Write out the material again word for word, dropping any images it holds.

'''

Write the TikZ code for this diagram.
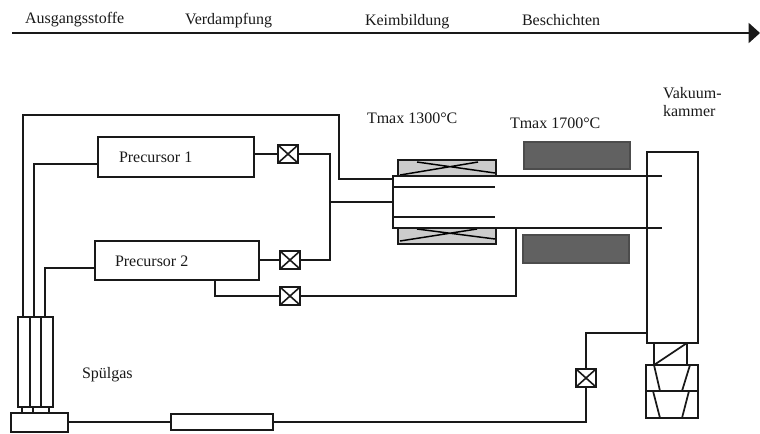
\documentclass[tikz,border=0pt]{standalone}
\usepackage{fontspec}
\setmainfont{Liberation Serif}
\usetikzlibrary{arrows.meta}
\newcommand{\boxnode}[6][boxpart]{%
  \pgfmathsetmacro{\bxw}{(#5-#3)*0.75}%
  \pgfmathsetmacro{\bxh}{(#6-#4)*0.75}%
  \pgfmathsetmacro{\bxcx}{(#5+#3)/2}%
  \pgfmathsetmacro{\bxcy}{(#6+#4)/2}%
  \node[#1,minimum width=\bxw pt,minimum height=\bxh pt] (#2) at (\bxcx,\bxcy) {};}
\tikzset{
  boxpart/.style={draw=black!90,line width=1.1pt,inner sep=0pt,outer sep=0pt},
  valvebox/.style={boxpart,fill=white,line width=1.5pt,minimum width=15pt,minimum height=13.5pt,
    path picture={\draw[line width=1.2pt] (path picture bounding box.north west)--(path picture bounding box.south east)
      (path picture bounding box.north east)--(path picture bounding box.south west);}},
  coolheat/.style={boxpart,fill=black!20},
  hotheat/.style={boxpart,fill=black!62,draw=black!70},
  pipe/.style={draw=black!90,line width=1.1pt,line join=miter},
  thinpipe/.style={pipe,line width=1.3pt},
  lbl/.style={anchor=base west,inner sep=0pt,outer sep=0pt,font=\fontsize{12}{14}\selectfont,text=black!90},
}
\begin{document}
\begin{tikzpicture}[x=0.75pt,y=-0.75pt]
\useasboundingbox (0,0) rectangle (760,433);
% process axis
\coordinate (axl) at (12,33);
\coordinate (axr) at (760,33);
\draw[pipe,line width=1.3pt,-{Triangle[length=8.5pt,width=15pt]}] (axl) -- (axr);
\node[lbl] (t1) at (25,23) {Ausgangsstoffe};
\node[lbl] (t2) at (185,24) {Verdampfung};
\node[lbl] (t3) at (365,25) {Keimbildung};
\node[lbl] (t4) at (522,25) {Beschichten};
% labels
\node[lbl] (t5) at (367,123) {Tmax 1300°C};
\node[lbl] (t6) at (510,128) {Tmax 1700°C};
\node[lbl] (t7) at (663,98) {Vakuum-};
\node[lbl] (t8) at (663,116) {kammer};
\node[lbl] (t9) at (82,378) {Spülgas};
% heaters
\boxnode[coolheat]{h1}{398}{160}{496}{176}
\boxnode[coolheat]{h2}{398}{228}{496}{244}
\boxnode[hotheat]{h3}{524}{142}{630}{169}
\boxnode[hotheat]{h4}{523}{235}{629}{263}
\draw[line width=1.1pt] (400,175)--(478,162) (417,162)--(495,173);
\draw[line width=1.1pt] (400,241)--(477,229) (417,229)--(495,239);
% boxes
\boxnode{p1}{98}{137}{254}{177}
\boxnode{p2}{95}{241}{259}{280}
\node[lbl] (p1t) at (119,162) {Precursor 1};
\node[lbl] (p2t) at (115,266) {Precursor 2};
\boxnode{cham}{647}{152}{698}{343}
\boxnode{neck}{654}{343}{687}{365}
\boxnode{pa}{646}{365}{698}{391}
\boxnode{pb}{646}{391}{698}{418}
\boxnode{tu1}{18}{317}{30}{407}
\boxnode{tu2}{30}{317}{41}{407}
\boxnode{tu3}{41}{317}{53}{407}
\boxnode{base}{11}{413}{68}{432}
\boxnode{flow}{171}{414}{273}{430}
% valves
\node[valvebox] (v1) at (288,154) {};
\node[valvebox] (v2) at (290,260) {};
\node[valvebox] (v3) at (290,296) {};
\node[valvebox] (v4) at (586,378) {};
% junctions
\coordinate (tubetl) at (393,176);
\coordinate (tubetr) at (662,176);
\coordinate (tubebl) at (393,228);
\coordinate (tubebr) at (662,228);
\coordinate (intl) at (393,187);
\coordinate (intr) at (495,187);
\coordinate (inbl) at (393,217);
\coordinate (inbr) at (495,217);
\coordinate (sup0) at (23,317);
\coordinate (sup1) at (34,317);
\coordinate (sup2) at (45,317);
\coordinate (o1) at (23,115);
\coordinate (o2) at (339,115);
\coordinate (o3) at (339,179);
\coordinate (o4) at (393,179);
\coordinate (p1a) at (98,164);
\coordinate (p2a) at (95,268);
\coordinate (j1) at (330,154);
\coordinate (j2) at (330,260);
\coordinate (j3) at (330,202);
\coordinate (j4) at (393,202);
\coordinate (p2b) at (215,280);
\coordinate (v3b) at (215,296);
\coordinate (k1) at (516,296);
\coordinate (k2) at (516,228);
\coordinate (c1) at (586,333);
\coordinate (c2) at (647,333);
\coordinate (c3) at (586,422);
\coordinate (c4) at (68,422);
\coordinate (c5) at (171,422);
\coordinate (c6) at (273,422);
% tube
\draw[thinpipe] (tubetr) -- (tubetl) -- (tubebl) -- (tubebr);
\draw[thinpipe] (intl) -- (intr);
\draw[thinpipe] (inbl) -- (inbr);
% piping
\draw[pipe] (sup0) -- (o1) -- (o2) -- (o3) -- (o4);
\draw[pipe] (sup1) |- (p1a);
\draw[pipe] (sup2) |- (p2a);
\draw[pipe] (p1.east |- v1) -- (v1);
\draw[pipe] (v1) -- (j1) -- (j2) -- (v2);
\draw[pipe] (p2.east |- v2) -- (v2);
\draw[pipe] (j3) -- (j4);
\draw[pipe] (p2b) -- (v3b) -- (v3);
\draw[pipe] (v3) -- (k1) -- (k2);
\draw[pipe] (c2) -- (c1) -- (v4);
\draw[pipe] (v4) -- (c3) -- (c6);
\draw[pipe] (c4) -- (c5);
% purge stubs
\draw[pipe] (22,407) -- (22,413) (33,407) -- (33,413) (49,407) -- (49,413);
% pump details
\draw[pipe,line width=1.3pt] (neck.south west) -- (neck.north east);
\draw[pipe,line width=1.3pt] (654,365) -- (660,391) (690,365) -- (682,391);
\draw[pipe,line width=1.3pt] (653,391) -- (660,418) (689,391) -- (682,418);
\end{tikzpicture}
\end{document}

'''

**EXPECTED OUTPUT:**
Write the TikZ code for this diagram.
\documentclass[tikz,border=0pt]{standalone}
\usepackage{fontspec}
\setmainfont{Liberation Serif}
\usetikzlibrary{arrows.meta}
\newcommand{\boxnode}[6][boxpart]{%
  \pgfmathsetmacro{\bxw}{(#5-#3)*0.75}%
  \pgfmathsetmacro{\bxh}{(#6-#4)*0.75}%
  \pgfmathsetmacro{\bxcx}{(#5+#3)/2}%
  \pgfmathsetmacro{\bxcy}{(#6+#4)/2}%
  \node[#1,minimum width=\bxw pt,minimum height=\bxh pt] (#2) at (\bxcx,\bxcy) {};}
\tikzset{
  boxpart/.style={draw=black!90,line width=1.1pt,inner sep=0pt,outer sep=0pt},
  valvebox/.style={boxpart,fill=white,line width=1.5pt,minimum width=15pt,minimum height=13.5pt,
    path picture={\draw[line width=1.2pt] (path picture bounding box.north west)--(path picture bounding box.south east)
      (path picture bounding box.north east)--(path picture bounding box.south west);}},
  coolheat/.style={boxpart,fill=black!20},
  hotheat/.style={boxpart,fill=black!62,draw=black!70},
  pipe/.style={draw=black!90,line width=1.1pt,line join=miter},
  thinpipe/.style={pipe,line width=1.3pt},
  lbl/.style={anchor=base west,inner sep=0pt,outer sep=0pt,font=\fontsize{12}{14}\selectfont,text=black!90},
}
\begin{document}
\begin{tikzpicture}[x=0.75pt,y=-0.75pt]
\useasboundingbox (0,0) rectangle (760,433);
% process axis
\coordinate (axl) at (12,33);
\coordinate (axr) at (760,33);
\draw[pipe,line width=1.3pt,-{Triangle[length=8.5pt,width=15pt]}] (axl) -- (axr);
\node[lbl] (t1) at (25,23) {Ausgangsstoffe};
\node[lbl] (t2) at (185,24) {Verdampfung};
\node[lbl] (t3) at (365,25) {Keimbildung};
\node[lbl] (t4) at (522,25) {Beschichten};
% labels
\node[lbl] (t5) at (367,123) {Tmax 1300°C};
\node[lbl] (t6) at (510,128) {Tmax 1700°C};
\node[lbl] (t7) at (663,98) {Vakuum-};
\node[lbl] (t8) at (663,116) {kammer};
\node[lbl] (t9) at (82,378) {Spülgas};
% heaters
\boxnode[coolheat]{h1}{398}{160}{496}{176}
\boxnode[coolheat]{h2}{398}{228}{496}{244}
\boxnode[hotheat]{h3}{524}{142}{630}{169}
\boxnode[hotheat]{h4}{523}{235}{629}{263}
\draw[line width=1.1pt] (400,175)--(478,162) (417,162)--(495,173);
\draw[line width=1.1pt] (400,241)--(477,229) (417,229)--(495,239);
% boxes
\boxnode{p1}{98}{137}{254}{177}
\boxnode{p2}{95}{241}{259}{280}
\node[lbl] (p1t) at (119,162) {Precursor 1};
\node[lbl] (p2t) at (115,266) {Precursor 2};
\boxnode{cham}{647}{152}{698}{343}
\boxnode{neck}{654}{343}{687}{365}
\boxnode{pa}{646}{365}{698}{391}
\boxnode{pb}{646}{391}{698}{418}
\boxnode{tu1}{18}{317}{30}{407}
\boxnode{tu2}{30}{317}{41}{407}
\boxnode{tu3}{41}{317}{53}{407}
\boxnode{base}{11}{413}{68}{432}
\boxnode{flow}{171}{414}{273}{430}
% valves
\node[valvebox] (v1) at (288,154) {};
\node[valvebox] (v2) at (290,260) {};
\node[valvebox] (v3) at (290,296) {};
\node[valvebox] (v4) at (586,378) {};
% junctions
\coordinate (tubetl) at (393,176);
\coordinate (tubetr) at (662,176);
\coordinate (tubebl) at (393,228);
\coordinate (tubebr) at (662,228);
\coordinate (intl) at (393,187);
\coordinate (intr) at (495,187);
\coordinate (inbl) at (393,217);
\coordinate (inbr) at (495,217);
\coordinate (sup0) at (23,317);
\coordinate (sup1) at (34,317);
\coordinate (sup2) at (45,317);
\coordinate (o1) at (23,115);
\coordinate (o2) at (339,115);
\coordinate (o3) at (339,179);
\coordinate (o4) at (393,179);
\coordinate (p1a) at (98,164);
\coordinate (p2a) at (95,268);
\coordinate (j1) at (330,154);
\coordinate (j2) at (330,260);
\coordinate (j3) at (330,202);
\coordinate (j4) at (393,202);
\coordinate (p2b) at (215,280);
\coordinate (v3b) at (215,296);
\coordinate (k1) at (516,296);
\coordinate (k2) at (516,228);
\coordinate (c1) at (586,333);
\coordinate (c2) at (647,333);
\coordinate (c3) at (586,422);
\coordinate (c4) at (68,422);
\coordinate (c5) at (171,422);
\coordinate (c6) at (273,422);
% tube
\draw[thinpipe] (tubetr) -- (tubetl) -- (tubebl) -- (tubebr);
\draw[thinpipe] (intl) -- (intr);
\draw[thinpipe] (inbl) -- (inbr);
% piping
\draw[pipe] (sup0) -- (o1) -- (o2) -- (o3) -- (o4);
\draw[pipe] (sup1) |- (p1a);
\draw[pipe] (sup2) |- (p2a);
\draw[pipe] (p1.east |- v1) -- (v1);
\draw[pipe] (v1) -- (j1) -- (j2) -- (v2);
\draw[pipe] (p2.east |- v2) -- (v2);
\draw[pipe] (j3) -- (j4);
\draw[pipe] (p2b) -- (v3b) -- (v3);
\draw[pipe] (v3) -- (k1) -- (k2);
\draw[pipe] (c2) -- (c1) -- (v4);
\draw[pipe] (v4) -- (c3) -- (c6);
\draw[pipe] (c4) -- (c5);
% purge stubs
\draw[pipe] (22,407) -- (22,413) (33,407) -- (33,413) (49,407) -- (49,413);
% pump details
\draw[pipe,line width=1.3pt] (neck.south west) -- (neck.north east);
\draw[pipe,line width=1.3pt] (654,365) -- (660,391) (690,365) -- (682,391);
\draw[pipe,line width=1.3pt] (653,391) -- (660,418) (689,391) -- (682,418);
\end{tikzpicture}
\end{document}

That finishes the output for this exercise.